Radicata “in tutti i luoghi dell’umano” ma con l’elemento dinamico della Pasqua – “Non è qui” – la Chiesa supera così una “visione statica dei luoghi, anche quelli più sacri, anche quelli più gettonati” per “aprirsi alla dimensione ‘reticolare’ dei luoghi della relazione” attraverso i quali si articola la sua vitalità.
Gesù ama i banchetti
Ma, si è interrogata la religiosa, “qual è il filo, quali sono i nodi di congiunzione di tale rete?”. Per rispondere, madre Angelini ha richiamato due “conviti”, quello universale della profezia di Isaia in apertura dell’Instrumentum Laboris, e l’invito a tavola dal fariseo nel Vangelo del giorno.
Dall’accostamento tra i due raduni conviviali emerge il “drammatico contrasto” tra le situazioni: “Dio che prepara un convito, e da un ‘non luogo’ apre futuro; Dio che in Gesù accetta l’invito ipocrita e ridisegna, a suo rischio, il convito a luogo di relazioni”. Gesù “ama i banchetti”, dalla vocazione di Levi al Cenacolo: la mensa umana è per Lui “luogo di raduno per via, e arrischiato luogo di verità”, fino a “costituire — a motivo dello stile di raduno e per i commensali — un capo di accusa”.
Il bisogna scava uno spazio di relazione
Nella mensa, “luogo fortemente simbolico”, ha proseguito la benedettina, la “costitutiva itineranza dell’annuncio trova necessaria sosta”, le relazioni “affondano radici” e la fame è messa a nudo.
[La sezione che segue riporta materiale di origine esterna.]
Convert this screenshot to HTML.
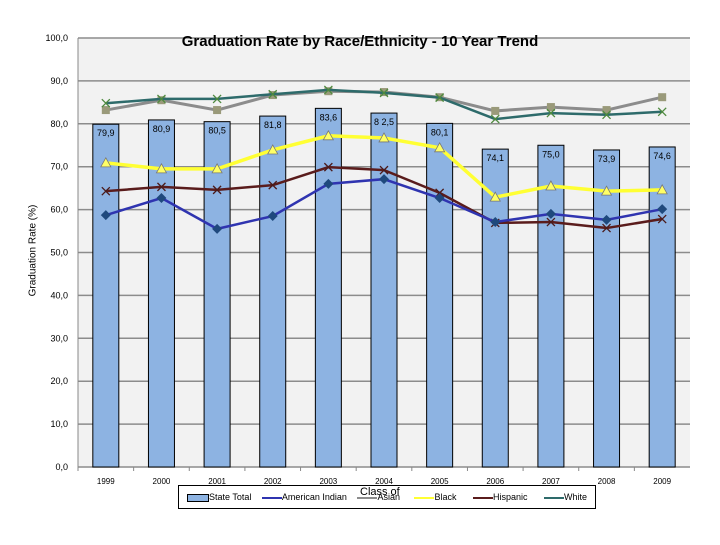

Lì, dove il bisogno scava uno spazio di relazione “non vano” con l’altro – amico o nemico, santo o peccatore – appunto risiede la sfida di esserci. Tornando al raffronto tra conviti, mentre in quello “ultimo” Gesù cerca il luogo per dire “Ho desiderato ardentemente mangiare con voi”, nell’incontro col fariseo Luca, “evangelista ‘mansuetudinis Christi’, descrive un Gesù graffiante, rude, inospitale” che “manifesta l’intento di rompere, di scuotere le coscienze per una nuova, radicale contestazione di una cultura, di un sistema religioso”.
La convivialità del dono
Ribaltando l’insidia del suo ospite, per «giungere a un’etica dell’interiorità e dell’autenticità” Gesù “indìce una nuova convivialità, basata sul dono”: ‘Date piuttosto in elemosina quello che c’è dentro, ed ecco, per voi tutto sarà puro'”. L’episodio evangelico convoca così “nei luoghi della conversione sinodale della Chiesa”, che sono gli spazi “dell’umano, delle culture, della fragilità, della tenace speranza”. Se la “doppiezza di cuore” denunciata da Gesù “contraddice radicalmente la convivialità delle differenze”, la “scotomizzazione tra l’apparire e interiorità, pubblico e privato, individuo e comunità” è per la religiosa all’origine della “stoltezza pervasiva che soffoca oggi nel mondo la ricerca di radicare l’annuncio del Vangelo nei luoghi della vita”.
Priorità all’interiorità rigenerata
Cercando nel “tessuto umano” i luoghi di annuncio del Vangelo, è necessario — ha sottolineato Angelini — dissociarsi dai “conformismi mediatici” e dalle “osservanze vuote”, culture “dell’apparire, che non saziano” ed “estenuano le giovani generazioni”. Lo stile di Dio, simboleggiato tanto nel testo di Isaia quanto nel Vangelo di oggi, “sollecita con forza il cammino sinodale”, offrendo “criteri di raduno ‘altri’ dal mondo della legge’”. Il “luogo originario del convenire” per Gesù è “l’interiorità rigenerata”, spazio “largamente disatteso dalle culture dominanti” ma “priorità per la convivialità sinodale, per incontrare in verità il luoghi dell’umano”. Forse, oggi, ha concluso madre Angelini, si tratta di “ritrovare la fecondità di luoghi in cui condividere fame e umile, tenace speranza, legami di fiduciosa condivisione, sintonie tra cercatori di fraternità”.